#### [EXERCISE AIM]
Look through the material below. Copy each line that contains the string "LaTeX".

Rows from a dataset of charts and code
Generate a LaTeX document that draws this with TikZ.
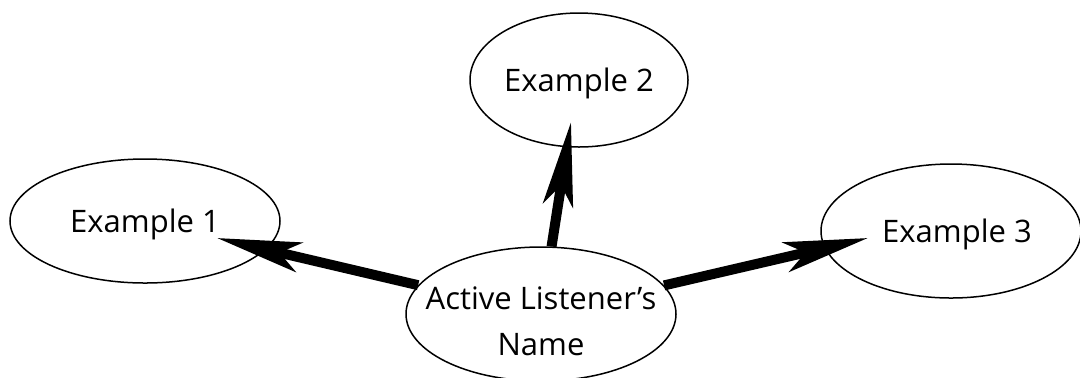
\documentclass[tikz,border=0pt]{standalone}
\usepackage{fontspec}
\setmainfont{Open Sans}
\usetikzlibrary{arrows.meta,shapes.geometric}
\begin{document}
\begin{tikzpicture}[x=0.5pt,y=-0.5pt,
  bubble/.style={draw=black, line width=0.75pt, ellipse, inner sep=0pt, align=center,
    font=\fontsize{15.5}{23}\selectfont},
  thickarrow/.style={line width=5pt, -{Stealth[length=42pt,width=15pt,inset=10pt]}}]
\useasboundingbox (0,0) rectangle (1080,377);
\clip (0,0) rectangle (1080,377);
\fill[white] (0,0) rectangle (1080,377);
\node[bubble, text depth=0pt, minimum width=135pt, minimum height=62pt] (e1) at (145,221) {Example 1};
\node[bubble, text depth=0pt, minimum width=109pt, minimum height=67pt] (e2) at (579,80) {Example 2};
\node[bubble, text depth=0pt, minimum width=130pt, minimum height=67pt] (e3) at (951,231) {\hspace*{6pt}Example 3};
\node[bubble, minimum width=135pt, minimum height=67pt] (c) at (541,314)
  {\rule{0pt}{19pt}\makebox[0pt]{Active Listener’s}\\\makebox[0pt]{Name}};
\coordinate (t1) at (217,238);
\coordinate (t2) at (571,122);
\coordinate (t3) at (868,238);
\draw[thickarrow] (c) -- (t1);
\draw[thickarrow] (c) -- (t2);
\draw[thickarrow] (c) -- (t3);
\end{tikzpicture}
\end{document}
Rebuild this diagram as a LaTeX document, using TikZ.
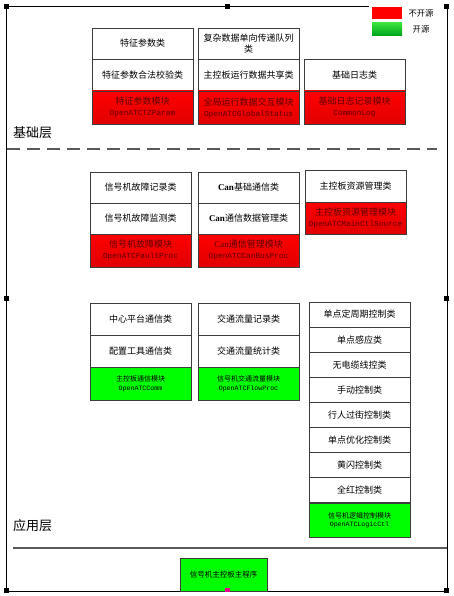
\documentclass[tikz,border=0pt]{standalone}
\usepackage{fontspec}
\setmainfont{Liberation Serif}
\newfontfamily\cjk{Noto Sans CJK SC}
\newfontfamily\monof{Liberation Mono}
\definecolor{darkred}{RGB}{95,0,0}
\definecolor{boxline}{RGB}{60,60,60}
\definecolor{redbot}{RGB}{225,0,0}
\newcommand{\mtext}[1]{{\monof\fontsize{7.8}{10}\selectfont #1}}
\newcommand{\gmtext}[1]{{\monof\fontsize{6.6}{8.5}\selectfont #1}}
\newcommand{\canb}{{\rmfamily\bfseries Can}}
\newcommand{\canr}{{\rmfamily Can}}
\begin{document}
\begin{tikzpicture}[x=1pt,y=-1pt,
  box/.style={draw=boxline, line width=0.8pt, inner sep=0pt, outer sep=0pt, anchor=north west,
    minimum width=101pt, align=center, font=\cjk\fontsize{9}{11}\selectfont},
  wbox/.style={box, fill=white},
  rbox/.style={box, top color=red, bottom color=redbot, text=darkred},
  gbox/.style={box, fill=green, font=\cjk\fontsize{7}{8.5}\selectfont},
  handle/.style={fill=black},
  layerlabel/.style={anchor=west, inner sep=0pt, font=\cjk\fontsize{13}{13}\selectfont},
  legtext/.style={inner sep=0pt, font=\cjk\fontsize{8.3}{10}\selectfont}]
\useasboundingbox (0,0) rectangle (453,596);
\fill[white] (0,0) rectangle (453,596);
% frame
\draw[black, line width=0.8pt] (6,6) rectangle (447,591);
% legend
\fill[white] (369,3) rectangle (444,39);
\node[draw=none, fill=red, minimum width=30pt, minimum height=12pt, inner sep=0pt, anchor=north west] (lr) at (372,7) {};
\node[legtext] (lrt) at (421,13) {不开源};
\node[draw=none, top color={rgb,255:red,60;green,230;blue,60}, bottom color={rgb,255:red,0;green,165;blue,30}, minimum width=30pt, minimum height=13pt, inner sep=0pt, anchor=north west] (lg) at (372,22) {};
\node[legtext] (lgt) at (421,29) {开源};
% handles
\fill[handle] (4,4) rectangle (9,9);
\fill[handle] (225,4) rectangle (230,9);
\fill[handle] (444,4) rectangle (449,9);
\fill[handle] (4,296) rectangle (9,301);
\fill[handle] (444,296) rectangle (449,301);
\fill[handle] (4,588) rectangle (9,593);
\fill[handle] (444,588) rectangle (449,593);
% layer separators
\draw[black!65, line width=1.6pt, dash pattern=on 13pt off 7pt] (7,149) -- (437,149);
\draw[black!65, line width=1.5pt] (13,548) -- (447,548);
\node[layerlabel] (jcc) at (13,133) {基础层};
\node[layerlabel] (yyc) at (13,526) {应用层};
% base layer
\node[wbox, minimum height=31pt] (a1) at (92,28) {特征参数类};
\node[wbox, minimum height=32pt] (a2) at (92,59) {特征参数合法校验类};
\node[rbox, minimum height=33pt] (a3) at (92,91) {特征参数模块\\\mtext{OpenATCTZParam}};
\node[wbox, minimum height=31pt] (b1) at (198,28) {复杂数据单向传递队列\\类};
\node[wbox, minimum height=32pt] (b2) at (198,59) {主控板运行数据共享类};
\node[rbox, minimum height=33pt] (b3) at (198,91) {全局运行数据交互模块\\\mtext{OpenATCGlobalStatus}};
\node[wbox, minimum height=32pt] (c2) at (304,59) {基础日志类};
\node[rbox, minimum height=33pt] (c3) at (304,91) {基础日志记录模块\\\mtext{CommonLog}};
% middle layer
\node[wbox, minimum height=31pt] (d1) at (90,172) {信号机故障记录类};
\node[wbox, minimum height=31pt] (d2) at (90,203) {信号机故障监测类};
\node[rbox, minimum height=33pt] (d3) at (90,234) {信号机故障模块\\\mtext{OpenATCFaultProc}};
\node[wbox, minimum height=31pt] (e1) at (198,172) {\canb 基础通信类};
\node[wbox, minimum height=31pt] (e2) at (198,203) {\canb 通信数据管理类};
\node[rbox, minimum height=33pt] (e3) at (198,234) {\canr 通信管理模块\\\mtext{OpenATCCanBusProc}};
\node[wbox, minimum height=32pt] (f1) at (305,170) {主控板资源管理类};
\node[rbox, minimum height=32pt] (f2) at (305,202) {主控板资源管理模块\\\mtext{OpenATCMainCtlSource}};
% application layer
\node[wbox, minimum height=32pt] (g1) at (90,303) {中心平台通信类};
\node[wbox, minimum height=32pt] (g2) at (90,335) {配置工具通信类};
\node[gbox, minimum height=33pt] (g3) at (90,367) {主控板通信模块\\\gmtext{OpenATCComm}};
\node[wbox, minimum height=32pt] (h1) at (198,303) {交通流量记录类};
\node[wbox, minimum height=32pt] (h2) at (198,335) {交通流量统计类};
\node[gbox, minimum height=33pt] (h3) at (198,367) {信号机交通流量模块\\\gmtext{OpenATCFlowProc}};
\node[wbox, minimum height=25.1pt] (k1) at (309,302) {单点定周期控制类};
\node[wbox, minimum height=25.1pt] (k2) at (309,327.1) {单点感应类};
\node[wbox, minimum height=25.1pt] (k3) at (309,352.2) {无电缆线控类};
\node[wbox, minimum height=25.1pt] (k4) at (309,377.3) {手动控制类};
\node[wbox, minimum height=25.1pt] (k5) at (309,402.4) {行人过街控制类};
\node[wbox, minimum height=25.1pt] (k6) at (309,427.5) {单点优化控制类};
\node[wbox, minimum height=25.1pt] (k7) at (309,452.6) {黄闪控制类};
\node[wbox, minimum height=25.1pt] (k8) at (309,477.7) {全红控制类};
\node[gbox, minimum height=34pt] (k9) at (309,503) {信号机逻辑控制模块\\\gmtext{OpenATCLogicCtl}};
% main program
\node[gbox, minimum width=87pt, minimum height=33pt, font=\cjk\fontsize{7.5}{9}\selectfont] (m) at (180,558) {信号机主控板主程序};
\fill[magenta] (225,588) rectangle (230,592);
\end{tikzpicture}
\end{document}
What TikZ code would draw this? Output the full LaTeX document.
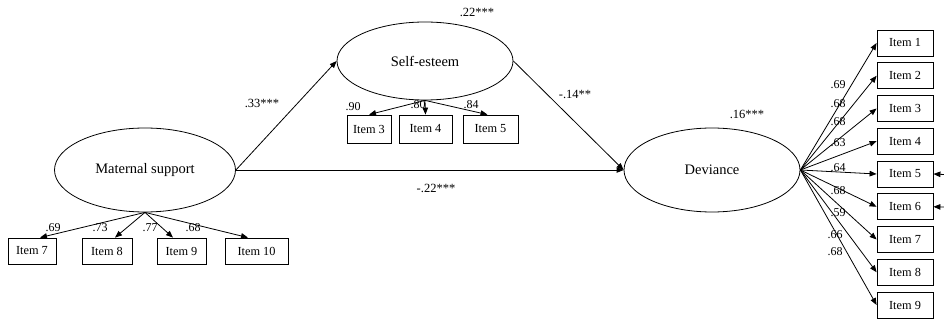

#### [RIGHT ANSWER]
Generate a LaTeX document that draws this with TikZ.
Rebuild this diagram as a LaTeX document, using TikZ.
What TikZ code would draw this? Output the full LaTeX document.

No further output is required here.